> _WHAT IS REQUIRED_
From the entries that follow, extract each line holding the string "code".

> _DATA ROWS_

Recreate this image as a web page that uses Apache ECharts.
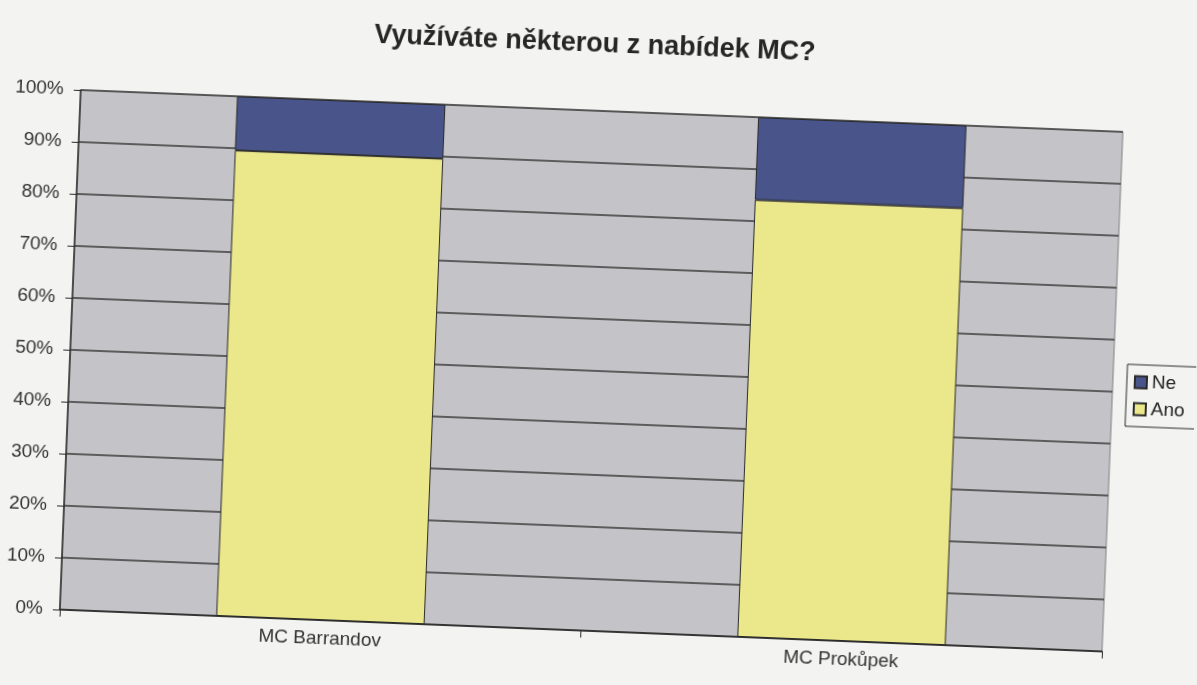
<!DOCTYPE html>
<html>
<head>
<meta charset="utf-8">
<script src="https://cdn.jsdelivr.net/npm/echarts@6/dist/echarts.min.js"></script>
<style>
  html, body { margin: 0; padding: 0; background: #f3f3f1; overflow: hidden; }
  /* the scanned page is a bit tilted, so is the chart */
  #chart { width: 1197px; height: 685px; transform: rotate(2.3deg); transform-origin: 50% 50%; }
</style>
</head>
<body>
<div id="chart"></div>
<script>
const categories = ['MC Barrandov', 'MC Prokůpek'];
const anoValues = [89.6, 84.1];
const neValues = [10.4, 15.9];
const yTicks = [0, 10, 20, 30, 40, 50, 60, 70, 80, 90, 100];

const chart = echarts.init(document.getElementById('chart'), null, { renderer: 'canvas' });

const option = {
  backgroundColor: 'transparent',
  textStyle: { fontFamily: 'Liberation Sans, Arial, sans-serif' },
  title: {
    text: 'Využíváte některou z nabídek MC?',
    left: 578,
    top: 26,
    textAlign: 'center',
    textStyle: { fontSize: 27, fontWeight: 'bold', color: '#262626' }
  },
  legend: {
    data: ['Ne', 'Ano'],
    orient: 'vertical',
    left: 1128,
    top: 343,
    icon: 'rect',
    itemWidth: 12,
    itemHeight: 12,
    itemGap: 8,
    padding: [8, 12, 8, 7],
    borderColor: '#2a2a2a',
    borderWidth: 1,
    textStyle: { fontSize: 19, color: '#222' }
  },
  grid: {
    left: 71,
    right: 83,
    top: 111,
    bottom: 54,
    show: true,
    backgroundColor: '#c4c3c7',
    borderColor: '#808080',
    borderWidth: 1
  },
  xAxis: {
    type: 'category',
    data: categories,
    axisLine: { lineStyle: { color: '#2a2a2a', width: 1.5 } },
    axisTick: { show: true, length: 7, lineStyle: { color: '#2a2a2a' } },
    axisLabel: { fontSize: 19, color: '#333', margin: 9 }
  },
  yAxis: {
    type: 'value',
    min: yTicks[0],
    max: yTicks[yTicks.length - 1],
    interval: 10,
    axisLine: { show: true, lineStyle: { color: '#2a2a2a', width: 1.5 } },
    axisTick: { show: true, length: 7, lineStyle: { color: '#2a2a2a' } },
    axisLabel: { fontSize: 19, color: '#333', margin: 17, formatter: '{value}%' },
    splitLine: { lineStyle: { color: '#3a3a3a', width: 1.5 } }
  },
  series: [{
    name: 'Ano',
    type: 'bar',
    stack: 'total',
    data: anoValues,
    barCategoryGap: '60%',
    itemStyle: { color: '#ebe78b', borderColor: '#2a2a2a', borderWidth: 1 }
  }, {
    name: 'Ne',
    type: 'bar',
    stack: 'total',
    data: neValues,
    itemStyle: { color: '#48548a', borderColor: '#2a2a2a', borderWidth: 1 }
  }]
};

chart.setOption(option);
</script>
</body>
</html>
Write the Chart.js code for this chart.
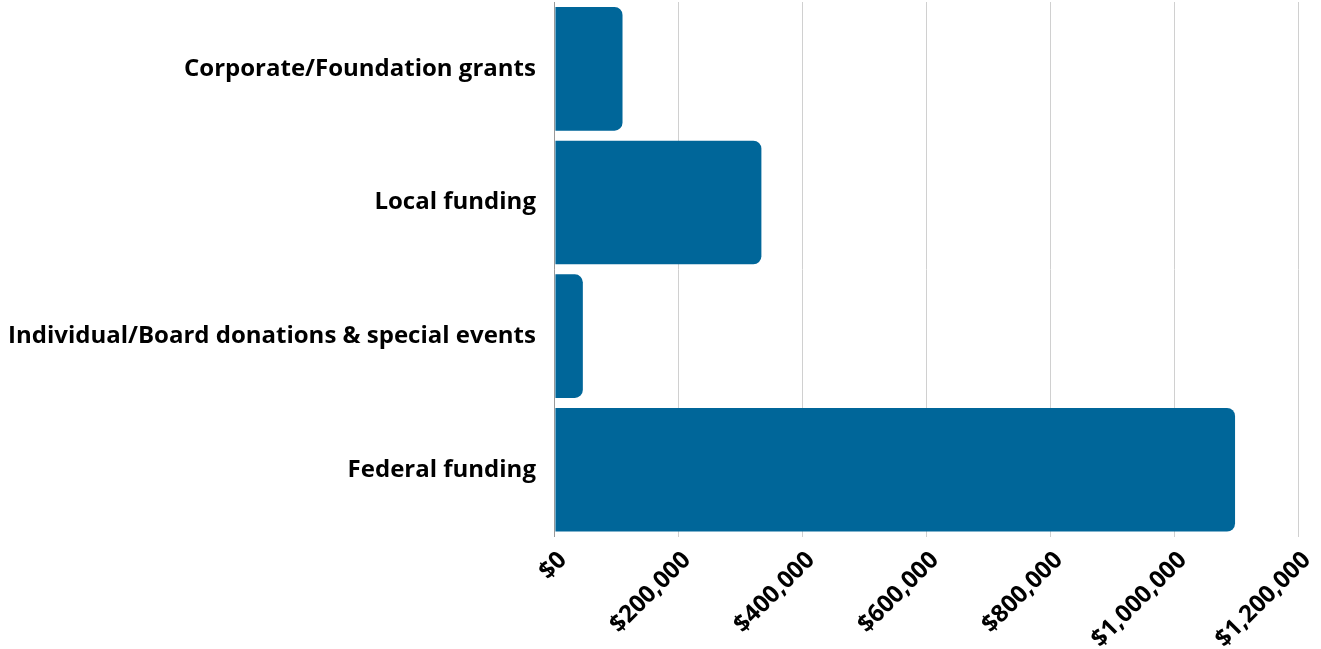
==
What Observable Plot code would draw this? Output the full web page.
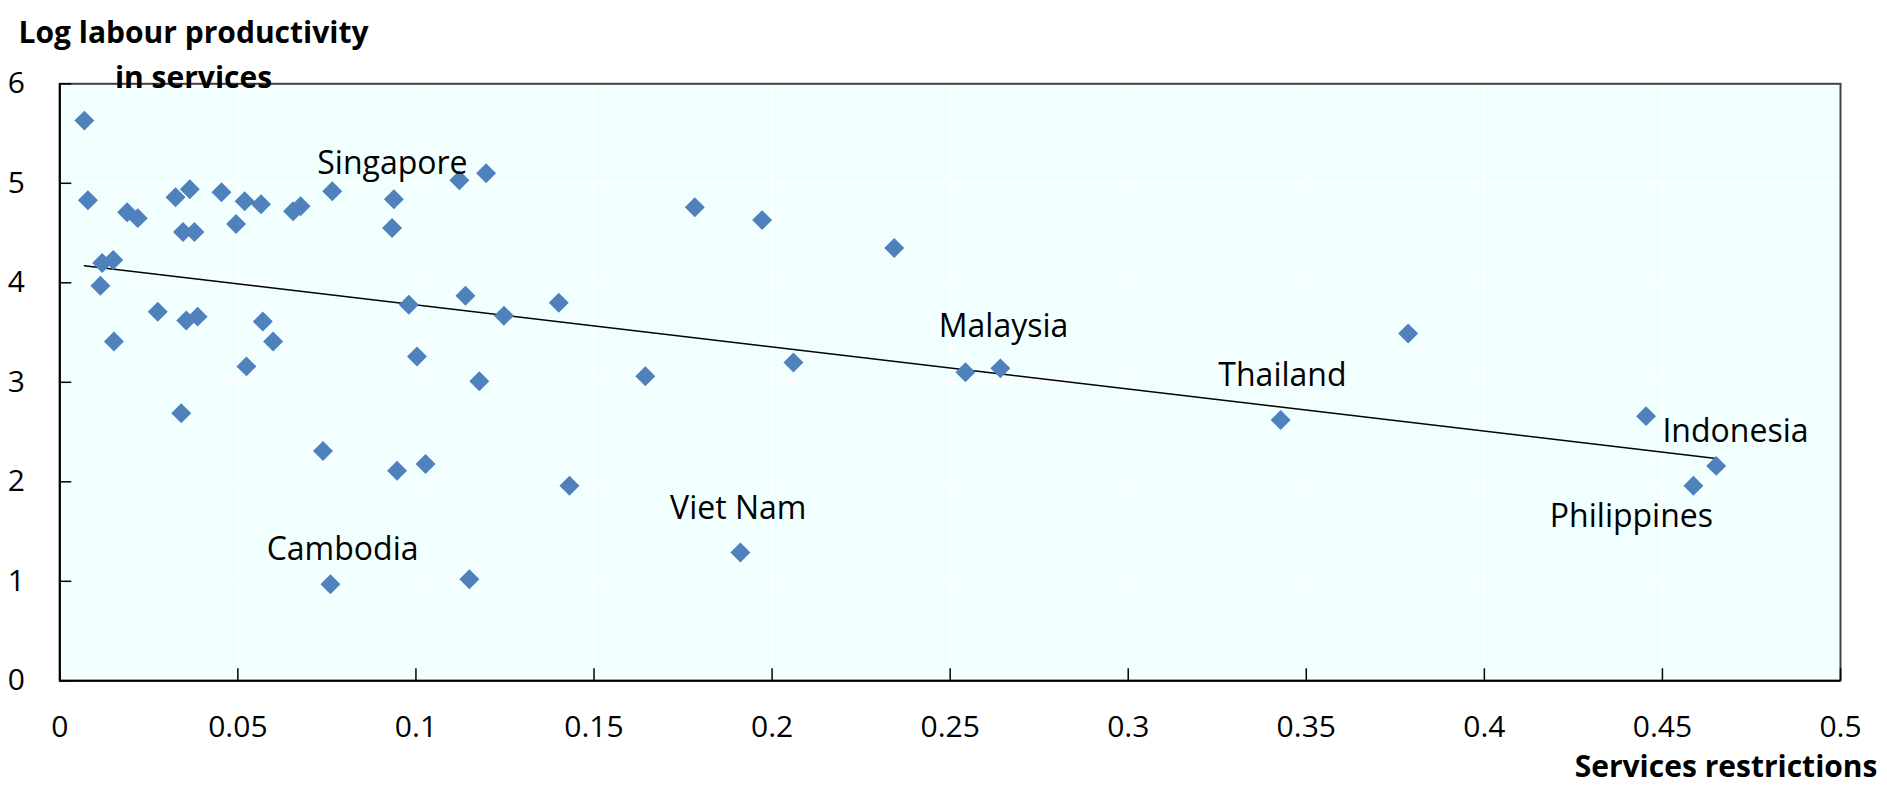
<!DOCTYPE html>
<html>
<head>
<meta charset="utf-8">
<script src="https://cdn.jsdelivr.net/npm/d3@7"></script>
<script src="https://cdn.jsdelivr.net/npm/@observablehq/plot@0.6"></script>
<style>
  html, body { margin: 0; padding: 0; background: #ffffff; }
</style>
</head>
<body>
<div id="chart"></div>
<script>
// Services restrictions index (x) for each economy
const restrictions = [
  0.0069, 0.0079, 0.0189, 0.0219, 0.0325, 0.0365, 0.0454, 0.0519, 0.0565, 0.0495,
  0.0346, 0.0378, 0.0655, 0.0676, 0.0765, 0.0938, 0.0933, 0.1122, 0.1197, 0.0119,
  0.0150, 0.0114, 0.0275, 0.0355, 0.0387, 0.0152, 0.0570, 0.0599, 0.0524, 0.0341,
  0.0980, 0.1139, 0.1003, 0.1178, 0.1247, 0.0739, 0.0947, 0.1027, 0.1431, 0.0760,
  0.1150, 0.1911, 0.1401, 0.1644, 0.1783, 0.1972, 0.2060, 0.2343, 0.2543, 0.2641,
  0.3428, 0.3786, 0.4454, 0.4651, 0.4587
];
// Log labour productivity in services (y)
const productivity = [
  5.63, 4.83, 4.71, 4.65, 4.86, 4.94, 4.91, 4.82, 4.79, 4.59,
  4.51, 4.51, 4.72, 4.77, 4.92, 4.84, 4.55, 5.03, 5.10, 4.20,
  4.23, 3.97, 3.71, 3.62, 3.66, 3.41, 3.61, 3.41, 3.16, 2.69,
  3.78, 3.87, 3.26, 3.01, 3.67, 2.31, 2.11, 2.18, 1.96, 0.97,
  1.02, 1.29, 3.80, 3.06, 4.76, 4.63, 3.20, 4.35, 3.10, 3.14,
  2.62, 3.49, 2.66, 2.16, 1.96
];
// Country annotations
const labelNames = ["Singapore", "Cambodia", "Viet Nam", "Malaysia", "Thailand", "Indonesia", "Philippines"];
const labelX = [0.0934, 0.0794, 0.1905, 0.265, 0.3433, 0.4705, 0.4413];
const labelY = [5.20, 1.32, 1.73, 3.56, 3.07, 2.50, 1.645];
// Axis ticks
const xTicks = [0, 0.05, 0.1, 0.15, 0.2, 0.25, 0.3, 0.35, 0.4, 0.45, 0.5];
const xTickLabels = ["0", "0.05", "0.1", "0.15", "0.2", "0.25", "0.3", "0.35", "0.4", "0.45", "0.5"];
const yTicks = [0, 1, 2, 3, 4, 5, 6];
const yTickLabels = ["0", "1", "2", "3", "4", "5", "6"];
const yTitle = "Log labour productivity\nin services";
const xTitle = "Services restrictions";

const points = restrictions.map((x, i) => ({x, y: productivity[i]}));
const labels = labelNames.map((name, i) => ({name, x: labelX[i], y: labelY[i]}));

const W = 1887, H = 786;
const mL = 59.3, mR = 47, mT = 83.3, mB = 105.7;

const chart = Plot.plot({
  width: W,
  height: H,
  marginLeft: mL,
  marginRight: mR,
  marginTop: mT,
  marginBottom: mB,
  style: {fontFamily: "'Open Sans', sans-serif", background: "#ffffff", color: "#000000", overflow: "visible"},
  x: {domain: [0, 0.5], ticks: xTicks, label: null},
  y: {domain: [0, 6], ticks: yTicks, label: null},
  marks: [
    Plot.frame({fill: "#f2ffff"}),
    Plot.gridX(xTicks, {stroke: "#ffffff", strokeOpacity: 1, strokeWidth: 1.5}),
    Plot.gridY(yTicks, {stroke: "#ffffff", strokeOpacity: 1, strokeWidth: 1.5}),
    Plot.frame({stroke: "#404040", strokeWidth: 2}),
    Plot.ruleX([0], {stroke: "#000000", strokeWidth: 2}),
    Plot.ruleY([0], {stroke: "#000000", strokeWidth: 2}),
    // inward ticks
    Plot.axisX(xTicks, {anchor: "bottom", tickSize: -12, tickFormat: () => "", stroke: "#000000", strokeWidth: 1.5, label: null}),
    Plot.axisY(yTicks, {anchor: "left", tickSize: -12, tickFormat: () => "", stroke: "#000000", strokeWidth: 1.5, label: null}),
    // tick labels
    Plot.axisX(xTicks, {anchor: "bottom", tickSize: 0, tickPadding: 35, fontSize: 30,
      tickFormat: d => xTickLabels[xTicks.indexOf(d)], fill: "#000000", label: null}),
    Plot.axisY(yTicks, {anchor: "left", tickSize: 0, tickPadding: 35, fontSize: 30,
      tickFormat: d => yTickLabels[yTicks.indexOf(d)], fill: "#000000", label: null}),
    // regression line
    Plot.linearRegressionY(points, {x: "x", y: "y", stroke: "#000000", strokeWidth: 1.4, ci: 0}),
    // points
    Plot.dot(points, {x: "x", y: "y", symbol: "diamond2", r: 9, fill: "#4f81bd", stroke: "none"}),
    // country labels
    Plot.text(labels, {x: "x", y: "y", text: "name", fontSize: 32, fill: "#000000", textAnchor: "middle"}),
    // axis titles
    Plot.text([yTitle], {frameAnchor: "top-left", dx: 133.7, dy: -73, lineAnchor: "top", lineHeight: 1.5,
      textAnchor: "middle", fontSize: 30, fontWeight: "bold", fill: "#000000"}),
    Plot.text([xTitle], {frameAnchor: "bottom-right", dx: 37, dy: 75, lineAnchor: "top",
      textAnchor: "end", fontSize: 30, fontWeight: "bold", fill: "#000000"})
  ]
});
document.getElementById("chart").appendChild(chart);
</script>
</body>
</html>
* * *
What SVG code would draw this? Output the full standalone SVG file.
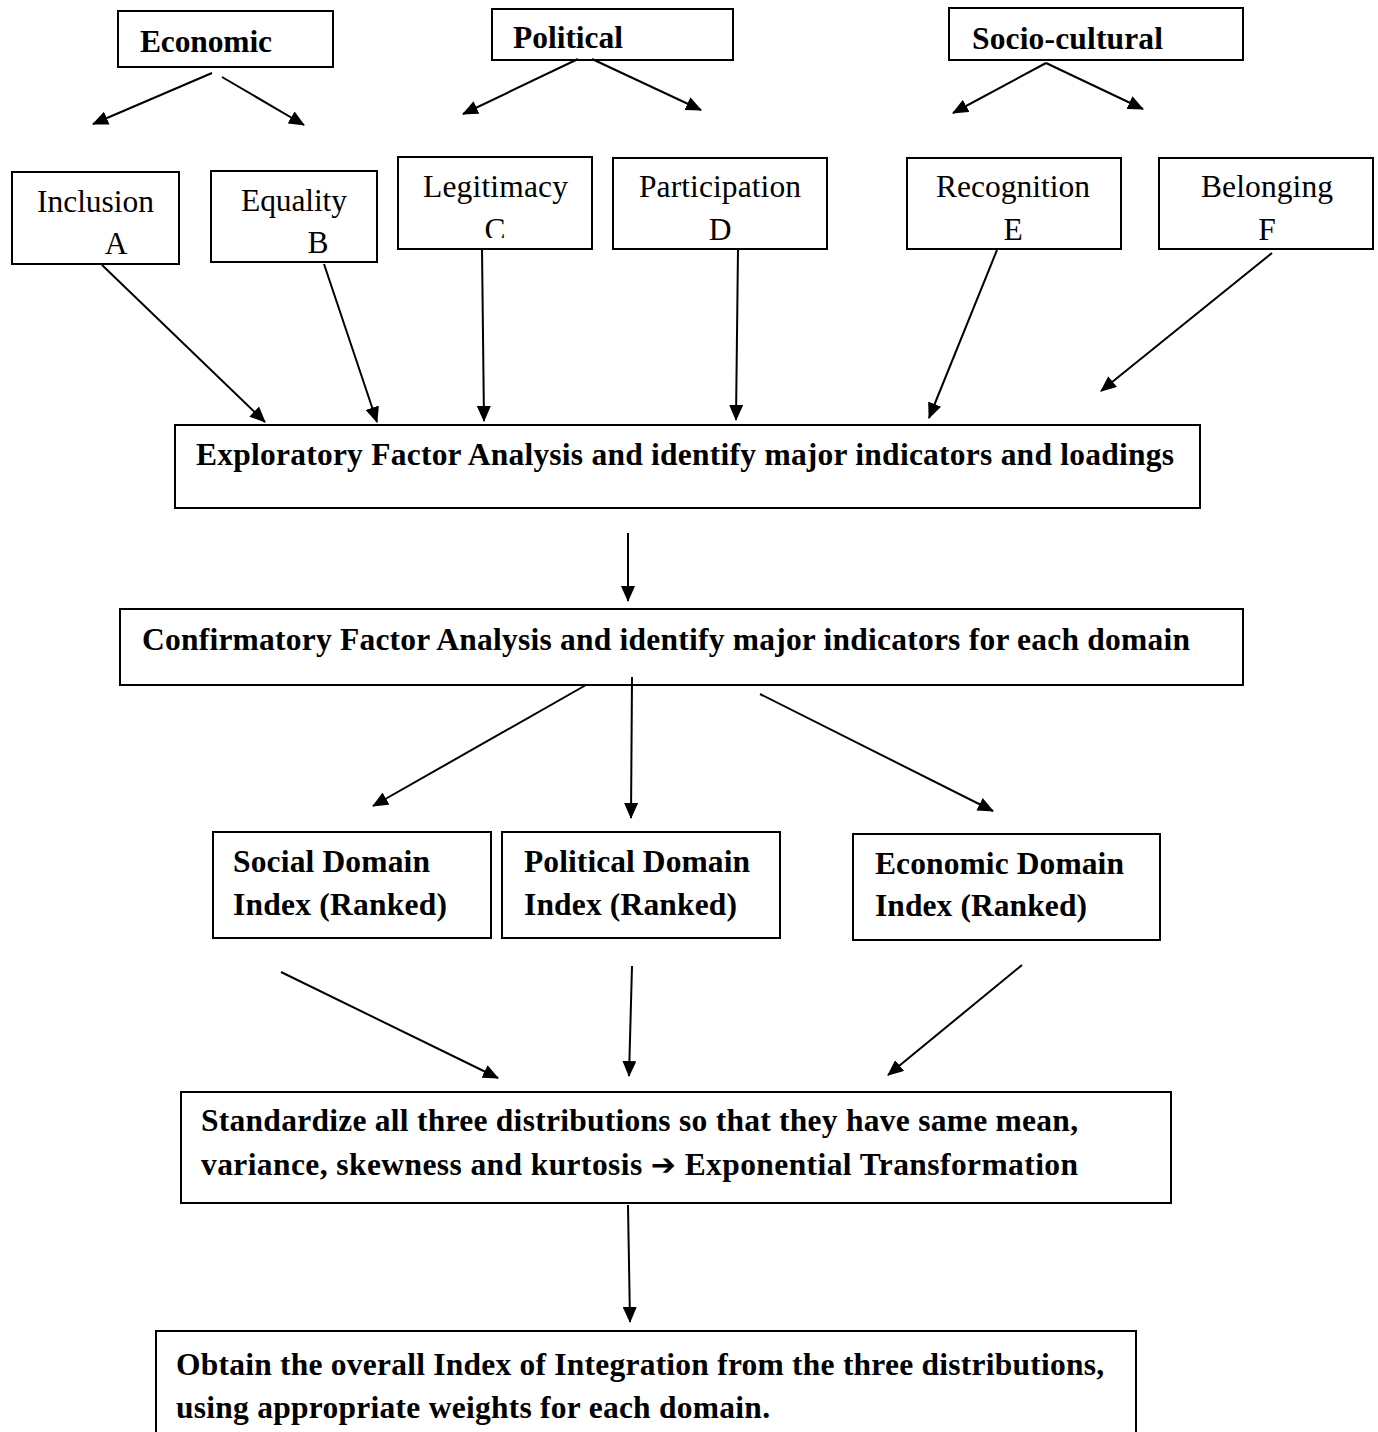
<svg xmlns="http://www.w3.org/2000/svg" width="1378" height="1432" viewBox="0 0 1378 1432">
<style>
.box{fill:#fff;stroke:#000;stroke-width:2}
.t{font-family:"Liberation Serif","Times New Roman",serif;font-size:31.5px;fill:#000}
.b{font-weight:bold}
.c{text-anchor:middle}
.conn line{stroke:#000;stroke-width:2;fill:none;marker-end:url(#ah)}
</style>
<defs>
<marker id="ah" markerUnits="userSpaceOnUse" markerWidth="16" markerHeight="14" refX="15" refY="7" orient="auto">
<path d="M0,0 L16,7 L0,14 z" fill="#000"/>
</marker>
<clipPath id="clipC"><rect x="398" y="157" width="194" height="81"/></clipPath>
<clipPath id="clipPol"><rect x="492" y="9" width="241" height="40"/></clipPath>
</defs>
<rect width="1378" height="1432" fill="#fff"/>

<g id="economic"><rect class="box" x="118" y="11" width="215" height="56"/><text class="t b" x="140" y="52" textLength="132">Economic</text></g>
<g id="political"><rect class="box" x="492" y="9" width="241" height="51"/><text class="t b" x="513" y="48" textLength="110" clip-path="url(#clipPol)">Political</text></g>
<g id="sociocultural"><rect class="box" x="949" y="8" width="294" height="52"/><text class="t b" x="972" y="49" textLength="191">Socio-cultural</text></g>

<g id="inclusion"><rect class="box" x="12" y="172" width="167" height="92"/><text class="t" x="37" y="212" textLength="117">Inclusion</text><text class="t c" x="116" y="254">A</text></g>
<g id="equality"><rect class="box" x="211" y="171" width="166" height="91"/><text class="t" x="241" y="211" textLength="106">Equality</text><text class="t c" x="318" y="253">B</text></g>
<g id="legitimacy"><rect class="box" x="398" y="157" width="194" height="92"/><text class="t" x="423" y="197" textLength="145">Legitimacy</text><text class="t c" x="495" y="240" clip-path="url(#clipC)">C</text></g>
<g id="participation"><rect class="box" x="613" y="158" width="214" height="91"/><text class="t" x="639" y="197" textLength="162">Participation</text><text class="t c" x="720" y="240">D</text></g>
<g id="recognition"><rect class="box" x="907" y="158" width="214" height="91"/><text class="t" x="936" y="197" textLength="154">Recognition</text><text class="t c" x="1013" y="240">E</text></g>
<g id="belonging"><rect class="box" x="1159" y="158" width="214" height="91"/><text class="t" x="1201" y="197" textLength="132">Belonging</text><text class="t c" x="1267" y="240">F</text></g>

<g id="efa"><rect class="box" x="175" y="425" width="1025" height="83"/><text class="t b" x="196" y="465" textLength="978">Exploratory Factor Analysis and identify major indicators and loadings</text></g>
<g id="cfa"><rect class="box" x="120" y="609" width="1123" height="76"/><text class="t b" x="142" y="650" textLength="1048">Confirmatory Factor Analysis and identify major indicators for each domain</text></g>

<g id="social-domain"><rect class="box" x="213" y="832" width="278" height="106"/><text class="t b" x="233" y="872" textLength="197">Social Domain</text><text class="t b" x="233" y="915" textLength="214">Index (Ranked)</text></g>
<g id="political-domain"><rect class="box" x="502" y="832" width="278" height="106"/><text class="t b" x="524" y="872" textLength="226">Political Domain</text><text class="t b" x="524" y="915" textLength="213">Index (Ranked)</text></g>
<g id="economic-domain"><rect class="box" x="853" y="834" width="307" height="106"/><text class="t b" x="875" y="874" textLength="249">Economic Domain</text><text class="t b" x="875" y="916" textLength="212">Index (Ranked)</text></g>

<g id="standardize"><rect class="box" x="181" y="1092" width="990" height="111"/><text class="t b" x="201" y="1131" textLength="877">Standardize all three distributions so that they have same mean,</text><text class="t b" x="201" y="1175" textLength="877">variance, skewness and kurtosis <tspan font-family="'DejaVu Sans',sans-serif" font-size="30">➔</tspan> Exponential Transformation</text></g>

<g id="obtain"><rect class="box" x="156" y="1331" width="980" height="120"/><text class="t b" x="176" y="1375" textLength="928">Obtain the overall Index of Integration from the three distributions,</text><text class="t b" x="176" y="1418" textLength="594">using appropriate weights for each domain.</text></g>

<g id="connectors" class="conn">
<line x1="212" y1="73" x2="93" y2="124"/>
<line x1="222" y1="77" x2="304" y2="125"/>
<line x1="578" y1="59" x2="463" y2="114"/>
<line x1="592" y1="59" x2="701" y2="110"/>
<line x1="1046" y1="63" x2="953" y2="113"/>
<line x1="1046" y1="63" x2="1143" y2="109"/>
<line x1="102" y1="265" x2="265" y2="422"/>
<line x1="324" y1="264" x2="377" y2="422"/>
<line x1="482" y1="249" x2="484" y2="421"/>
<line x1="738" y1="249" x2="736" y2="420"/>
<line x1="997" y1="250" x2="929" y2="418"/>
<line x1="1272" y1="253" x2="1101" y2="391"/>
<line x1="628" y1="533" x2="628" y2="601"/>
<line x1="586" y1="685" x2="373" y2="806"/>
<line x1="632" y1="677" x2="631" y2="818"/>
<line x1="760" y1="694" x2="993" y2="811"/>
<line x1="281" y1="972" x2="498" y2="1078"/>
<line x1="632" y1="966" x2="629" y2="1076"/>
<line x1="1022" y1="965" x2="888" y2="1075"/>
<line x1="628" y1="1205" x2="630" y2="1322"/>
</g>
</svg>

> _THE REPLY_
Write the Chart.js code for this chart.
What Observable Plot code would draw this? Output the full web page.
What SVG code would draw this? Output the full standalone SVG file.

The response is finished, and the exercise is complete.